Author Hkizzle Posted August 18, 2009 Author Posted August 18, 2009 Cali guy, good answer. What I find interesting though is that some women are able to see the difference between the confident jerks and confident well balanced guys easily. Many women that fall for the jerks fall for them repeatedly and aren't able to learn from their mistakes. Got any views on how to spot the difference early on?
JohnP82 Posted August 18, 2009 Posted August 18, 2009 Maybe they're not falling for them but instead getting what they want. Honestly when I see a girl with a jerk I don't feel bad. Girls like that become instantly unattractive to me so I don't feel like it's my loss.
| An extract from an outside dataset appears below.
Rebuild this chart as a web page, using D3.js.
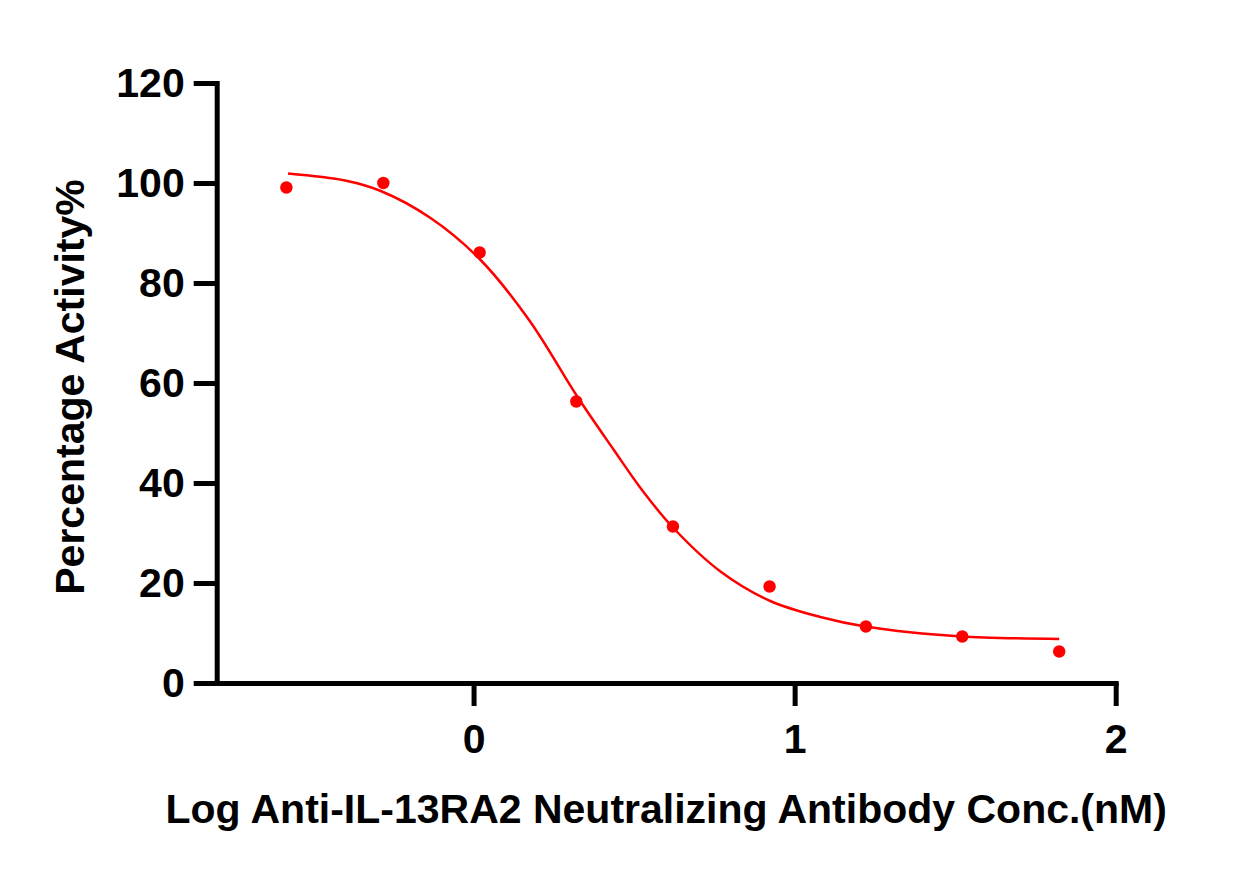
<!DOCTYPE html>
<html>
<head>
<meta charset="utf-8">
<script src="https://cdn.jsdelivr.net/npm/d3@7"></script>
<style>
  html, body { margin: 0; padding: 0; background: #fff; }
  svg { display: block; }
  text { font-family: "Liberation Sans", Arial, sans-serif; font-weight: bold; }
</style>
</head>
<body>
<svg id="chart" width="1259" height="876"></svg>
<script>
// ---- Data ----
const logConc = [-0.583, -0.281, 0.019, 0.320, 0.621, 0.922, 1.222, 1.522, 1.824];
const activity = [99.1, 100.0, 86.1, 56.3, 31.3, 19.3, 11.3, 9.3, 6.3];

// Fitted curve as drawn in the reference
const curveX = [-0.578, -0.4, -0.289, -0.134, 0.022, 0.175, 0.323, 0.437, 0.52, 0.618, 0.769, 0.924, 1.08, 1.22, 1.52, 1.824];
const curveY = [101.9, 100.5, 98.4, 93.0, 84.6, 72.4, 57.3, 46.6, 39.0, 31.3, 22.3, 16.4, 13.2, 11.3, 9.3, 8.8];

const xTicks = [0, 1, 2];
const yTicks = [0, 20, 40, 60, 80, 100, 120];
const xTitle = "Log Anti-IL-13RA2 Neutralizing Antibody Conc.(nM)";
const yTitle = "Percentage Activity%";

// ---- Layout ----
const svg = d3.select("#chart");
const mLeft = 216.7, mRight = 1115.7, mTop = 83, mBottom = 683;
const x = d3.scaleLinear().domain([-0.8, 2]).range([mLeft, mRight]);
const y = d3.scaleLinear().domain([0, 120]).range([mBottom, mTop]);
const red = "#ff0000";
const tickLen = 23;
const axisW = 5;
const fontSize = 41;

// Y axis
const yAxis = svg.append("g")
  .attr("transform", `translate(${mLeft},0)`)
  .call(d3.axisLeft(y).tickValues(yTicks).tickSize(tickLen).tickSizeOuter(0).tickPadding(9));
yAxis.select(".domain").attr("stroke", "#000").attr("stroke-width", axisW).attr("stroke-linecap", "square");
yAxis.selectAll(".tick line").attr("stroke", "#000").attr("stroke-width", axisW);
yAxis.selectAll(".tick text").attr("font-size", fontSize).attr("fill", "#000")
  .attr("font-family", "'Liberation Sans', Arial, sans-serif").attr("font-weight", "bold");

// X axis
const xAxis = svg.append("g")
  .attr("transform", `translate(0,${mBottom})`)
  .call(d3.axisBottom(x).tickValues(xTicks).tickFormat(d3.format("d")).tickSize(tickLen).tickSizeOuter(0).tickPadding(18));
xAxis.select(".domain").attr("stroke", "#000").attr("stroke-width", axisW).attr("stroke-linecap", "square");
xAxis.selectAll(".tick line").attr("stroke", "#000").attr("stroke-width", axisW);
xAxis.selectAll(".tick text").attr("font-size", fontSize).attr("fill", "#000")
  .attr("font-family", "'Liberation Sans', Arial, sans-serif").attr("font-weight", "bold");

// Curve
const line = d3.line()
  .x((d, i) => x(curveX[i]))
  .y((d, i) => y(curveY[i]))
  .curve(d3.curveCatmullRom.alpha(0.5));
svg.append("path")
  .datum(curveX)
  .attr("d", line)
  .attr("fill", "none")
  .attr("stroke", red)
  .attr("stroke-width", 2.5);

// Points
svg.append("g").selectAll("circle")
  .data(logConc)
  .join("circle")
  .attr("cx", d => x(d))
  .attr("cy", (d, i) => y(activity[i]))
  .attr("r", 6.2)
  .attr("fill", red);

// Axis titles
svg.append("text")
  .attr("x", (mLeft + mRight) / 2)
  .attr("y", 823)
  .attr("text-anchor", "middle")
  .attr("font-size", fontSize)
  .attr("fill", "#000")
  .text(xTitle);

svg.append("text")
  .attr("transform", `translate(84,${(mTop + mBottom) / 2 + 4}) rotate(-90)`)
  .attr("text-anchor", "middle")
  .attr("font-size", fontSize)
  .attr("fill", "#000")
  .text(yTitle);
</script>
</body>
</html>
Cora Posted August 18, 2009 Posted August 18, 2009 I didn't read the whole thread, just the title lol. So this may have been mentioned already. From my experience, I have fallen for jerks because of low self esteem, having the fear of not being able to attract any better, and thinking that someday that jerk would change and treat me the way I've always longed to be treated. I thought that maybe if I kept on being that sweet doormat and doing whatever he wanted that he would see how much I truly just want him to like me as a person. I figured maybe one day he would stop being a jerk and learn to care about me the same way I cared about him. But I realized this only caused him to keep treating me this way, because he could and I allowed it.
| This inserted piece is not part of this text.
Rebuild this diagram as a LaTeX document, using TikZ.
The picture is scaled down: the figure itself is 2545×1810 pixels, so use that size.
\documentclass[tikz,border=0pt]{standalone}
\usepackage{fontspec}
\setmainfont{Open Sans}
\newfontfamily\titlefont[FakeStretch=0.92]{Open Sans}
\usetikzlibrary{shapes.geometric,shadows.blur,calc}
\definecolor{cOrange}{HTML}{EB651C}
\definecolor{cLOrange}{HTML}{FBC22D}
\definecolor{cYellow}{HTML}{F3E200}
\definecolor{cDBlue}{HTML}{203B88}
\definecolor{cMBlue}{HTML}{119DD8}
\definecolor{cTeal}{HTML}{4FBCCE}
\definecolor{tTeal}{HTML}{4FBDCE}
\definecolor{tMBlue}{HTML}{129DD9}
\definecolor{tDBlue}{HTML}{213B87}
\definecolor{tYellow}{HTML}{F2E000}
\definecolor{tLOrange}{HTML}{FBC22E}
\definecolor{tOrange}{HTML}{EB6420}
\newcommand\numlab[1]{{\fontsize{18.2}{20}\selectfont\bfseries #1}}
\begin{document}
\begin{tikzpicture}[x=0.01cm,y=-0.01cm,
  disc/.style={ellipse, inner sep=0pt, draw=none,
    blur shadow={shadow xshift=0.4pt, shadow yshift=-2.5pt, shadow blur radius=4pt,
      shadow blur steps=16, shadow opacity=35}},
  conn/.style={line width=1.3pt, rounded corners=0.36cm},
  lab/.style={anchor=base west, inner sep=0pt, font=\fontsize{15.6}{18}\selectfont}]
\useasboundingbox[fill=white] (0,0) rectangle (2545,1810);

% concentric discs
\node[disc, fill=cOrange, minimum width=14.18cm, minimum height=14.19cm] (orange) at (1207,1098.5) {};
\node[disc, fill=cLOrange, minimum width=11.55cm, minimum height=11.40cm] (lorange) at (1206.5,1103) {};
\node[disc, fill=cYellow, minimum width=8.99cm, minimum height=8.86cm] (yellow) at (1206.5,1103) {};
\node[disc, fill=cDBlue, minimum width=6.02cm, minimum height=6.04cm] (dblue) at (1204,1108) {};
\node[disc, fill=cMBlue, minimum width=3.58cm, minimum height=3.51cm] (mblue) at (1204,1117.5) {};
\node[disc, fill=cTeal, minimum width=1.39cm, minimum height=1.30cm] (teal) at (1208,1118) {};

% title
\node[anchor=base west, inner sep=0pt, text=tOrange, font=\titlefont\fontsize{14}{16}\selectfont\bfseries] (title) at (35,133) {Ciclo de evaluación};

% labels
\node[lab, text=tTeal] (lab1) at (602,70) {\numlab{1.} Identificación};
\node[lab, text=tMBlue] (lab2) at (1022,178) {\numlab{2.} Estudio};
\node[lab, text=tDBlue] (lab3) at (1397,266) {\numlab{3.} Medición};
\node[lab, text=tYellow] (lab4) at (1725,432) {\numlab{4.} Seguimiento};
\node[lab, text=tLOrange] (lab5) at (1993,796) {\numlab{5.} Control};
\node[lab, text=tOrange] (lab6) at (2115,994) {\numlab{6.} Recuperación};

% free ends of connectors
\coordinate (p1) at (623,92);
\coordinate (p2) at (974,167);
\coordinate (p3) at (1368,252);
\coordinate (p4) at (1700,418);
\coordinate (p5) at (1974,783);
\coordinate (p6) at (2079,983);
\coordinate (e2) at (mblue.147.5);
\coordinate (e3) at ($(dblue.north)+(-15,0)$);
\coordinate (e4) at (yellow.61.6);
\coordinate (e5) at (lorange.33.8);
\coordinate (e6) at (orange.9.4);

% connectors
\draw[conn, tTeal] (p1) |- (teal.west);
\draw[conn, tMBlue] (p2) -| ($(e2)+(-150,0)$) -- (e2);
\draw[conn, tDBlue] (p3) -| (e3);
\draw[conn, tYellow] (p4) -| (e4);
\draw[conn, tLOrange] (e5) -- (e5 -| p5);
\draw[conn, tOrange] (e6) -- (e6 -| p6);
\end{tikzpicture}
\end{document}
CaliGuy Posted August 18, 2009 Posted August 18, 2009 Cali guy, good answer. What I find interesting though is that some women are able to see the difference between the confident jerks and confident well balanced guys easily. The reason for this is that CONFIDENT women can see through the charades of "jerk" men. They are confident in who they are and can spot INSECURITY in men quite quickly. Because they are confident in themselves, they tend to HEED THE RED FLAGS and not fall for the "game" that jerks use to get women hooked. Many women that fall for the jerks fall for them repeatedly and aren't able to learn from their mistakes. Yes, it's INSECURE women who are prone to falling for jerks repeatedly, which leads to my next answer.... Got any views on how to spot the difference early on? Yes. Learn to love and respect yourself. If you do not love and respect yourself, you can not expect others to love and respect you. You must be a confident, well balanced woman in order to spot a confident, well-balanced man. When women are young (18-25 is the most prominent age range) they are still learning the art of dating and men so they are more prone to falling for jerks. The best thing you can do is read books on building your OWN confident and self-esteem. Learn self-respect (you don't NEED a man in your life. Want? Yes. Need? NO!). Men should do the same thing and that is why I recommend "No More Mr Nice Guy" so often. It's the ONE book I know of that explains why door mat nice guys and jerks always lose in the long run. It explains how to build confidence and self-esteem and shows men that walking away from a bad relationship is 10x better than trying to make it work with a "broken" person. In the same context for women, JERKS are "broken men" and no matter how many times you try it, you still can't fit a square peg in a round hole. Sticking it out with JERKS causes far more problems than the benefits the relationship provides. You're much better off picking yourself up, dusting yourself off, getting your confidence and self-esteem rebuilt and finding a BALANCED guy. Cheers.